The London-based real estate investment trust invests in large logistics warehouses. It completed the merger with its fellow FTSE 250 constituent on Thursday, following an agreement finalised in March for an all-share takeover.
Tritax Big Box shares were up 0.5% to 167.64 pence each in London on Friday morning. It will have 2.48 billion shares in issue following the combination, giving a GBP4.15 billion market capitalisation.
UKCM investors received 0.444 of a new Tritax Big Box share for every UKCM share held. They will own 23% of the combined company, while Tritax Big Box investors have the remaining 77%.
Following the merger of the two mid-cap REITs, Greencore Group PLC replaced UKCM in the FTSE 250 index on Thursday.
Greencore is a Dublin-based maker of package sandwiches and other convenience food. It is returning to the mid-cap index after having been demoted back in September 2022.
Tritax Big Box Chief Executive Colin Godfrey said: "The combination complements our big box weighted investment portfolio with high-quality urban logistics assets enhancing our customer offering and driving accelerated rental growth through early capture of significant rental reversion."
Tritax Big Box is now the UK's fourth largest REIT and management anticipates further benefits including cost savings and a leveraged balance sheet with a reduced loan-to-value ratio of 29%.
The combined entity reported more than GBP550 million in current available liquidity.
Prior to the merger, during the first quarter, Tritax Big Box added GBP1.3 million to annual contracted rent from 0.1 million square feet of development lettings, it said, and a further GBP7.4 million was added to passing rent from 0.8 million sq ft of practical completions in the period.
Tritax Big Box initiated 900,000 square feet of construction and secured planning consent for 1.0 million square feet bringing available undeveloped space in the portfolio to 6.5 million square feet.
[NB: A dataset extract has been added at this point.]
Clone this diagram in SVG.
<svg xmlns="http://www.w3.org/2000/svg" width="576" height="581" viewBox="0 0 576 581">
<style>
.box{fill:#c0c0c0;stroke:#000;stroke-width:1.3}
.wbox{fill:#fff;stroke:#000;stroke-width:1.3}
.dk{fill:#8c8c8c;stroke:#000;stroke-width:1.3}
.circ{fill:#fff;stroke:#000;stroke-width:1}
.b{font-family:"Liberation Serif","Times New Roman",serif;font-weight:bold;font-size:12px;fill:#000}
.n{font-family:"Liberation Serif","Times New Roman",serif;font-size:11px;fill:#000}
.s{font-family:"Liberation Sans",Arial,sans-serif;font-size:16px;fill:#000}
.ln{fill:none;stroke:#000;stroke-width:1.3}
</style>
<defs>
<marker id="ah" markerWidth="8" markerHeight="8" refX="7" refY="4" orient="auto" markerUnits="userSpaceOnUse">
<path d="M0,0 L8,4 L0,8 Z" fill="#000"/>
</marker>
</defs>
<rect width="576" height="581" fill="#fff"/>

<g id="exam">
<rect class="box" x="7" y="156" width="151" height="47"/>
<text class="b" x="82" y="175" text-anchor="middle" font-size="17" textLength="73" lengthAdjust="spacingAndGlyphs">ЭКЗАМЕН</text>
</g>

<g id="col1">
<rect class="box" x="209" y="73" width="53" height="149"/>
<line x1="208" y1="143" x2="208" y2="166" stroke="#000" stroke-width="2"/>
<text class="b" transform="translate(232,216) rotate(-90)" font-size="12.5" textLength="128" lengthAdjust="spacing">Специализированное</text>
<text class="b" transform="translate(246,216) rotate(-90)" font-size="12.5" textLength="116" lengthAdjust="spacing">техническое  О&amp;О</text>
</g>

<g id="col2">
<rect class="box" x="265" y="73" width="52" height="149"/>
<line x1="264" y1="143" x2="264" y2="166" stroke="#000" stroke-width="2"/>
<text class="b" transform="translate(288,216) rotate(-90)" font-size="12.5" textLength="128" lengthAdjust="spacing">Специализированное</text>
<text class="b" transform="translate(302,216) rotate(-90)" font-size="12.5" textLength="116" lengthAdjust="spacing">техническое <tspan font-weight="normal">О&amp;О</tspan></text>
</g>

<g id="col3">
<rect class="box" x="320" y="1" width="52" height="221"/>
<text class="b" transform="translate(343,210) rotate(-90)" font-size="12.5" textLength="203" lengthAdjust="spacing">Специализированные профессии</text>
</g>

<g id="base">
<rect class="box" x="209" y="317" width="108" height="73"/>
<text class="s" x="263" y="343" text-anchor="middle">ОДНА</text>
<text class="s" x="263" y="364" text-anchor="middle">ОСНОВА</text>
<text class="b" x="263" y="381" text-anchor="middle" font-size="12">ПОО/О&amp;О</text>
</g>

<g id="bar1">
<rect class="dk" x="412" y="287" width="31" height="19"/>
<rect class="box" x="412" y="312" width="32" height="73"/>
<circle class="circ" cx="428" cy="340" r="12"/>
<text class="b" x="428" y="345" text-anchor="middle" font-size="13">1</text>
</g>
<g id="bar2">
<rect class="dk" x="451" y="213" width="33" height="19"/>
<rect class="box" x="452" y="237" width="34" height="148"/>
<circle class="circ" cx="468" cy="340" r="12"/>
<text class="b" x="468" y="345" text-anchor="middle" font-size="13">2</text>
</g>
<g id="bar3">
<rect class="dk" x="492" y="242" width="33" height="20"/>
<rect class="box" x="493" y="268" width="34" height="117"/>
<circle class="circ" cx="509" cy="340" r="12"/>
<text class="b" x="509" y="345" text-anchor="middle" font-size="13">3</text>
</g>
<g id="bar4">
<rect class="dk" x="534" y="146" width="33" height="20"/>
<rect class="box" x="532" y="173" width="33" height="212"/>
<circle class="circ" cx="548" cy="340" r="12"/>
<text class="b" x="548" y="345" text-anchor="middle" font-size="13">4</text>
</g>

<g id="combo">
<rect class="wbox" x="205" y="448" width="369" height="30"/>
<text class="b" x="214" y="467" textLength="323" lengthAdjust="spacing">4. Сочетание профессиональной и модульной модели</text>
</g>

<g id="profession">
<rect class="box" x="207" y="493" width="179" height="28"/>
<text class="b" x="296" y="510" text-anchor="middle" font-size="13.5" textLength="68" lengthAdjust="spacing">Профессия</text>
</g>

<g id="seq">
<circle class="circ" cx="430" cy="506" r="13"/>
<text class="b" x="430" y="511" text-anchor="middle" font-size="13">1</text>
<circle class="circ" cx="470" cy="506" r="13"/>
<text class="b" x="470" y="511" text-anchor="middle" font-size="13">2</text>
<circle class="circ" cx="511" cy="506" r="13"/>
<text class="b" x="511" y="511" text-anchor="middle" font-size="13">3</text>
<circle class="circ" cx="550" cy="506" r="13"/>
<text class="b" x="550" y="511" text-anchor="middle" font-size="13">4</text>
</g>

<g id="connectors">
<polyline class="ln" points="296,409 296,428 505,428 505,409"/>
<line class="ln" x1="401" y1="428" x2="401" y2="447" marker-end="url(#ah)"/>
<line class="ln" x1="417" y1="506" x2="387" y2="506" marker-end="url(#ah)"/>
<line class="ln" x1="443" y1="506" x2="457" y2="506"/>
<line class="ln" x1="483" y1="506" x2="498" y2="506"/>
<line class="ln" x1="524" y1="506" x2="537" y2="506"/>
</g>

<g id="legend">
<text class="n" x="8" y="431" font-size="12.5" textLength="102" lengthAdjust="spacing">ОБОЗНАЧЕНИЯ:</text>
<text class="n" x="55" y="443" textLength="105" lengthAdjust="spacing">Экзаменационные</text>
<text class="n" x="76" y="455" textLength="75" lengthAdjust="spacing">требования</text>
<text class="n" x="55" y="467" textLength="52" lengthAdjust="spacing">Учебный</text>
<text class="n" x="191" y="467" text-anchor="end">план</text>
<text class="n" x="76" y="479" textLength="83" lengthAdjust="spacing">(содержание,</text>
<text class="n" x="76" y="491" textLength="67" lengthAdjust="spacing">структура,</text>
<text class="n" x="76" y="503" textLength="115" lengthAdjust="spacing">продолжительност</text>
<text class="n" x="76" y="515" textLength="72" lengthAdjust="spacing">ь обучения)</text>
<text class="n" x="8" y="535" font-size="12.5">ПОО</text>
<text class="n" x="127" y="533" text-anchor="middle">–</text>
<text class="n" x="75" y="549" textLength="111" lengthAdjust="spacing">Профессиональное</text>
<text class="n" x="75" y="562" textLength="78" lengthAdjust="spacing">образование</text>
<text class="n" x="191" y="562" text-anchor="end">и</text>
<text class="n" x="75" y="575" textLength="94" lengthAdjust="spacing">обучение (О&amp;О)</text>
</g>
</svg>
"We are seeing an encouraging uptick in levels of activity in our development pipeline...Through rent reviews, lettings and re-gears we are making good progress capturing the significant reversion within our investment portfolio.
"In addition, we continue to take advantage of market conditions to selectively acquire mispriced assets. These factors together with stabilised yields collectively support our positive outlook for 2024," Godfrey commented.